Heat 2 more tbsp of EVOO in the same pan, add the onion and garlic until golden, then add the tomatoes and paprika, fry until brown. Add the stock and let boil for a couple of minutes. Then add the pasta and bring to the boil, scatter the octopus on top, cover and reduce the heat to a simmer. Simmer until all the liquid has been absorbed.
The dish should be brownish in colour, not bright yellow.
The thought of flying back home tomorrow to the snow and ice is hard to take, but at least this coming weekend, as we skate figures of eight around ice fishermen on the lake near our home, while they stave off the cold with shots of vodka and small primus stoves, we’ll have this sun-filled memory to sustain us.
Barcelona never disappoints.
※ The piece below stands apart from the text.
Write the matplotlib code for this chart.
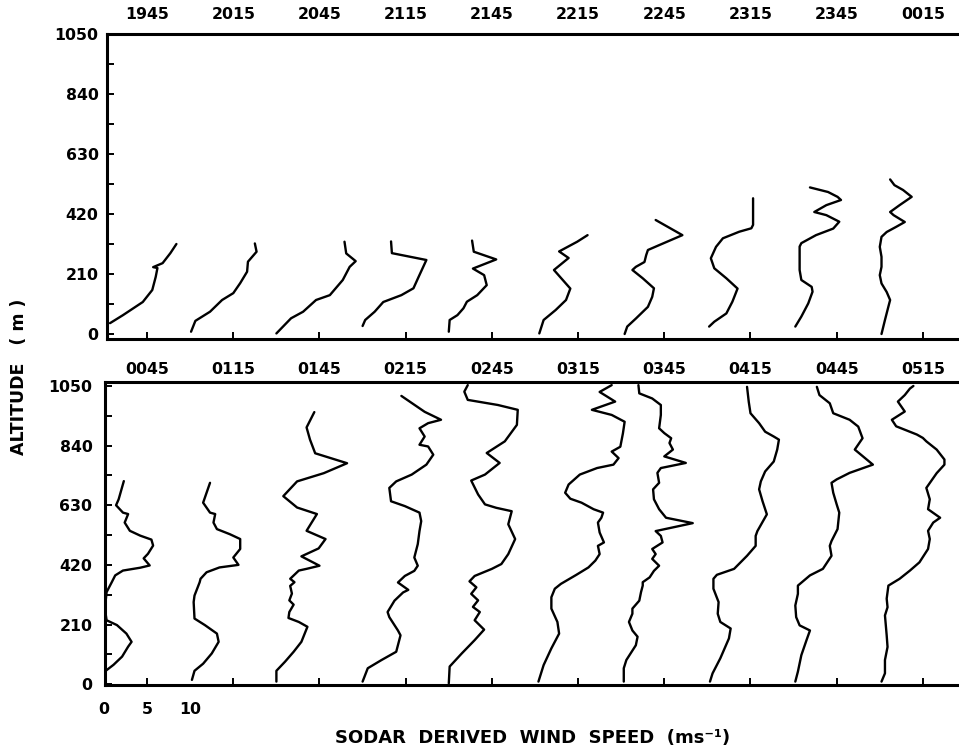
import numpy as np
import matplotlib
matplotlib.use("Agg")
import matplotlib.pyplot as plt
from matplotlib.ticker import FixedLocator

plt.rcParams['font.family'] = ['DejaVu Sans']
plt.rcParams['font.weight'] = 'bold'

# ---------------- data (wind speed m/s, altitude m) ----------------
top_times = ["1945", "2015", "2045", "2115", "2145", "2215", "2245", "2315", "2345", "0015"]
bottom_times = ["0045", "0115", "0145", "0215", "0245", "0315", "0345", "0415", "0445", "0515"]

spd_1945 = [0.7, 2.2, 4.5, 5.6, 6.0, 6.2, 5.7, 6.8, 7.7, 8.4]
alt_1945 = [38, 66, 112, 154, 200, 231, 234, 248, 283, 315]
spd_2015 = [0.1, 0.6, 2.3, 3.7, 5.0, 5.8, 6.6, 6.7, 7.7, 7.5]
alt_2015 = [8, 46, 78, 119, 143, 178, 218, 253, 288, 317]
spd_2045 = [0.0, 1.7, 3.1, 4.6, 6.2, 7.7, 8.5, 9.2, 8.1, 7.9]
alt_2045 = [2, 55, 78, 119, 136, 189, 235, 255, 282, 323]
spd_2115 = [0.0, 0.3, 1.4, 2.4, 4.5, 5.9, 6.5, 7.4, 3.4, 3.3]
alt_2115 = [28, 49, 78, 112, 136, 160, 200, 259, 283, 324]
spd_2145 = [0.0, 0.1, 1.0, 1.7, 2.1, 3.3, 4.4, 4.1, 2.8, 5.5, 2.9, 2.7]
alt_2145 = [8, 49, 66, 90, 113, 136, 171, 206, 229, 261, 288, 327]
spd_2215 = [0.5, 1.0, 2.4, 3.6, 4.1, 2.2, 3.9, 2.8, 4.9, 6.1]
alt_2215 = [2, 49, 84, 119, 159, 224, 266, 289, 323, 346]
spd_2245 = [0.4, 0.7, 1.7, 3.1, 3.6, 3.8, 2.5, 1.3, 1.7, 2.7, 2.9, 3.1, 4.4, 7.1, 4.0]
alt_2245 = [0, 26, 54, 95, 130, 160, 195, 224, 235, 252, 276, 294, 311, 346, 399]
spd_2315 = [0.2, 0.8, 2.2, 2.9, 3.5, 2.2, 0.8, 0.4, 1.0, 1.8, 3.7, 5.1, 5.3, 5.3]
alt_2315 = [26, 43, 72, 113, 159, 195, 230, 265, 305, 335, 358, 370, 382, 475]
spd_2345 = [0.2, 0.9, 1.7, 2.2, 2.1, 0.9, 0.7, 0.7, 0.9, 2.6, 4.6, 5.3, 3.8, 2.4, 3.8, 5.5, 5.1, 4.0, 1.9]
alt_2345 = [26, 61, 107, 148, 165, 189, 224, 306, 318, 346, 369, 393, 416, 427, 451, 469, 480, 497, 513]
spd_0015 = [0.2, 0.6, 1.0, 1.2, 0.8, 0.2, 0.0, 0.2, 0.2, 0.0, 0.2, 0.8, 1.9, 2.9, 1.6, 1.2, 2.3, 3.7, 2.7, 1.7, 1.2]
alt_0015 = [0, 49, 96, 119, 147, 177, 206, 235, 270, 305, 340, 357, 375, 392, 416, 427, 451, 480, 504, 521, 541]

spd_0045 = [0.2, 1.1, 2.1, 2.8, 3.2, 2.6, 1.5, 0.3, 0.1, 0.3, 0.9, 1.3, 2.2, 4.2, 5.3, 4.6, 5.1, 5.7, 5.5, 4.2,
            3.0, 2.4, 2.8, 2.2, 1.4, 1.7, 2.3]
alt_0045 = [47, 68, 97, 132, 149, 178, 208, 225, 266, 324, 359, 383, 400, 410, 418, 443, 459, 488, 509, 523,
            540, 569, 599, 604, 630, 651, 715]
spd_0115 = [0.2, 0.5, 1.5, 2.5, 3.3, 3.1, 1.7, 0.5, 0.4, 0.5, 1.1, 1.2, 1.9, 3.4, 5.6, 5.0, 5.8, 5.8, 4.6, 3.1,
            2.7, 2.9, 2.3, 1.5, 2.3]
alt_0115 = [15, 47, 72, 108, 149, 178, 208, 231, 289, 312, 359, 371, 394, 411, 420, 446, 476, 511, 528, 546,
            569, 599, 604, 639, 709]
spd_0145 = [0.0, 0.0, 1.0, 2.0, 2.9, 3.6, 2.6, 1.4, 1.5, 2.0, 1.5, 1.8, 1.6, 2.1, 1.6, 2.6, 3.5, 5.0, 2.9, 4.9,
            5.7, 3.5, 4.7, 2.4, 0.8, 2.4, 5.5, 8.2, 4.5, 3.9, 3.5, 4.4]
alt_0145 = [9, 47, 79, 114, 149, 202, 219, 233, 254, 280, 295, 319, 346, 359, 371, 400, 406, 417, 450, 478,
            511, 540, 599, 622, 662, 714, 743, 778, 813, 861, 904, 958]
spd_0215 = [0.0, 0.6, 2.2, 3.9, 4.4, 4.1, 3.1, 2.9, 3.7, 4.7, 5.3, 4.1, 4.9, 6.0, 6.4, 6.0, 6.4, 6.6, 6.8, 6.6,
            4.9, 3.3, 3.1, 3.9, 5.7, 7.4, 8.2, 7.6, 6.6, 7.2, 6.6, 7.6, 9.1, 7.2, 4.5]
alt_0215 = [9, 56, 85, 114, 172, 189, 236, 254, 294, 323, 332, 358, 381, 399, 417, 446, 493, 539, 574, 604,
            627, 644, 691, 714, 738, 773, 808, 837, 843, 872, 901, 919, 931, 959, 1015]
spd_0245 = [0.0, 0.1, 1.5, 3.0, 4.1, 3.0, 3.6, 2.8, 3.4, 2.6, 3.2, 2.4, 3.0, 5.0, 6.1, 6.9, 7.7, 6.9, 7.3, 5.5,
            4.2, 3.4, 2.6, 4.2, 5.9, 4.4, 6.5, 7.9, 8.0, 5.7, 2.2, 1.8, 2.2]
alt_0245 = [3, 62, 108, 155, 192, 225, 254, 272, 295, 318, 341, 362, 381, 406, 423, 458, 511, 563, 609, 621,
            633, 668, 717, 738, 779, 814, 855, 913, 966, 983, 1001, 1030, 1053]
spd_0315 = [0.4, 1.0, 1.9, 2.8, 2.6, 1.9, 1.9, 2.3, 3.0, 4.8, 6.2, 7.0, 7.5, 7.3, 8.0, 7.5, 7.3, 7.7, 7.9, 6.8,
            5.4, 4.1, 3.5, 3.9, 5.2, 7.2, 9.1, 9.7, 8.9, 9.9, 10.2, 10.4, 8.9, 6.6, 9.3, 7.5, 8.9]
alt_0315 = [9, 67, 126, 178, 219, 266, 306, 336, 353, 385, 411, 435, 458, 487, 499, 534, 569, 586, 604, 616,
            639, 653, 674, 703, 738, 761, 773, 796, 819, 836, 883, 924, 948, 966, 995, 1029, 1053]
spd_0345 = [0.3, 0.3, 0.6, 1.7, 1.9, 1.3, 0.9, 1.3, 1.3, 2.1, 2.3, 2.5, 2.5, 3.3, 3.8, 4.4, 3.6, 4.0, 3.6, 4.8,
            4.6, 4.0, 8.3, 5.2, 4.4, 3.8, 3.7, 4.4, 4.2, 4.6, 7.5, 5.0, 6.0, 5.6, 5.8, 5.0, 4.4, 4.6, 4.6, 3.6,
            2.1, 2.0]
alt_0345 = [9, 56, 85, 137, 167, 189, 219, 248, 266, 294, 324, 347, 359, 376, 399, 417, 441, 458, 476, 499,
            522, 539, 567, 586, 616, 651, 686, 709, 744, 761, 779, 802, 826, 849, 866, 884, 901, 948, 983, 1006,
            1024, 1053]
spd_0415 = [0.3, 0.6, 1.5, 2.5, 2.7, 1.5, 1.2, 1.3, 0.7, 0.7, 1.1, 3.1, 4.6, 5.6, 5.6, 5.8, 6.9, 6.4, 6.0, 6.2,
            6.7, 7.7, 8.1, 8.3, 7.7, 6.7, 6.0, 5.0, 4.8, 4.6]
alt_0415 = [9, 38, 91, 161, 196, 219, 248, 289, 336, 371, 385, 406, 452, 487, 522, 539, 598, 644, 686, 714,
            749, 784, 826, 861, 872, 889, 919, 954, 994, 1047]
spd_0445 = [0.2, 0.5, 0.9, 1.5, 1.9, 0.7, 0.3, 0.2, 0.5, 0.5, 1.9, 3.4, 4.4, 4.2, 4.4, 5.1, 5.3, 5.0, 4.6, 4.4,
            5.0, 6.5, 9.2, 7.1, 8.0, 7.5, 6.5, 4.6, 4.2, 3.0, 2.7]
alt_0445 = [9, 44, 102, 155, 189, 207, 236, 277, 318, 347, 383, 406, 452, 487, 504, 546, 604, 633, 674, 709,
            721, 744, 773, 826, 866, 907, 931, 954, 989, 1018, 1047]
spd_0515 = [0.2, 0.6, 0.6, 0.9, 0.8, 0.6, 0.9, 0.8, 1.0, 2.3, 3.5, 4.6, 5.6, 5.8, 5.6, 6.2, 7.0, 5.6, 5.8, 5.4,
            6.6, 7.5, 7.5, 6.6, 5.4, 5.0, 4.3, 1.9, 1.4, 2.9, 2.1, 2.9, 3.5, 3.9]
alt_0515 = [9, 38, 85, 131, 172, 242, 271, 301, 347, 371, 400, 429, 476, 511, 540, 569, 586, 616, 651, 691,
            743, 773, 791, 826, 855, 867, 879, 908, 931, 960, 995, 1018, 1041, 1050]

top_profiles = [(spd_1945, alt_1945), (spd_2015, alt_2015), (spd_2045, alt_2045), (spd_2115, alt_2115),
                (spd_2145, alt_2145), (spd_2215, alt_2215), (spd_2245, alt_2245), (spd_2315, alt_2315),
                (spd_2345, alt_2345), (spd_0015, alt_0015)]
bottom_profiles = [(spd_0045, alt_0045), (spd_0115, alt_0115), (spd_0145, alt_0145), (spd_0215, alt_0215),
                   (spd_0245, alt_0245), (spd_0315, alt_0315), (spd_0345, alt_0345), (spd_0415, alt_0415),
                   (spd_0445, alt_0445), (spd_0515, alt_0515)]

alt_ticks = [0, 210, 420, 630, 840, 1050]
speed_labels = ["0", "5", "10"]
speed_label_vals = [0, 5, 10]
offset_step = 10.0  # each profile is shifted by 10 m/s

# ---------------- figure ----------------
W, H = 959, 747
fig = plt.figure(figsize=(W / 100, H / 100), dpi=100)


def px_axes(left, top, right, bottom):
    return fig.add_axes([left / W, 1 - bottom / H, (right - left) / W, (bottom - top) / H])


ax_top = px_axes(107, 34, 959, 339)
ax_bot = px_axes(105, 382, 959, 685)

spine_lw = 2.2
for ax, profiles, times, ylim, xlim_left, label_pad, ypad in (
        (ax_top, top_profiles, top_times, (-17.5, 1050), 0.348, 8.5, 6),
        (ax_bot, bottom_profiles, bottom_times, (-3, 1064), 0.116, 3.5, 9)):
    for k, (s, a) in enumerate(profiles):
        ax.plot(np.asarray(s) + offset_step * k, a, color='black', lw=1.7,
                solid_joinstyle='round', solid_capstyle='round')
    ax.set_xlim(xlim_left, 99.19)
    ax.set_ylim(*ylim)
    ax.spines['right'].set_visible(False)
    for sp in ('left', 'top', 'bottom'):
        ax.spines[sp].set_linewidth(spine_lw)
    ax.set_yticks(alt_ticks)
    ax.set_yticklabels([str(t) for t in alt_ticks])
    ax.yaxis.set_minor_locator(FixedLocator([105, 315, 525, 735, 945]))
    ax.set_xticks([5 + offset_step * k for k in range(10)])
    ax.set_xticklabels([])
    ax.tick_params(axis='both', which='both', direction='in', length=5, width=1.4)
    ax.tick_params(axis='x', which='both', top=False)
    ax.tick_params(axis='y', which='both', right=False, pad=ypad, labelsize=11.3)
    for lab in ax.get_yticklabels():
        lab.set_fontweight('bold')
    for k, t in enumerate(times):
        ax.annotate(t, xy=(5 + offset_step * k, 1), xycoords=('data', 'axes fraction'),
                    xytext=(0, label_pad), textcoords='offset points', ha='center', va='bottom',
                    fontsize=11.3, fontweight='bold')

for v, lab in zip(speed_label_vals, speed_labels):
    ax_bot.annotate(lab, xy=(v, 0), xycoords=('data', 'axes fraction'), xytext=(0, -12),
                    textcoords='offset points', ha='center', va='top', fontsize=11.3, fontweight='bold')

fig.text(19 / W, 1 - 377 / H, "ALTITUDE   ( m )", rotation=90, ha='center', va='center',
         fontsize=12.5, fontweight='bold')
fig.text(533 / W, 1 - 738 / H, "SODAR  DERIVED  WIND  SPEED  (ms⁻¹)", ha='center', va='center',
         fontsize=13, fontweight='bold')

fig.savefig("out.png", dpi=100)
I was entranced by the colours and the contours of Park Guell as a wannabe hippie during a dissolute gap year in the 1970s. Then, older and wiser, my wife Claire and I celebrated our 20th wedding anniversary there and I was able to enjoy the city's charms in a more steady and rational manner. Both trips were incredibly memorable in their very different ways, a tribute to this very special city's myriad and enduring charms. Thank you Marco for the reminder.
I love Figueres, and, indeed, all that area in the shadow of the Pyrenees, to which we travelled many moons ago as a family from Brough in East Yorkshire. Just 2 changes and an overnight couchette. Epic trip! But with two young children we were more in churros and chocolate territory.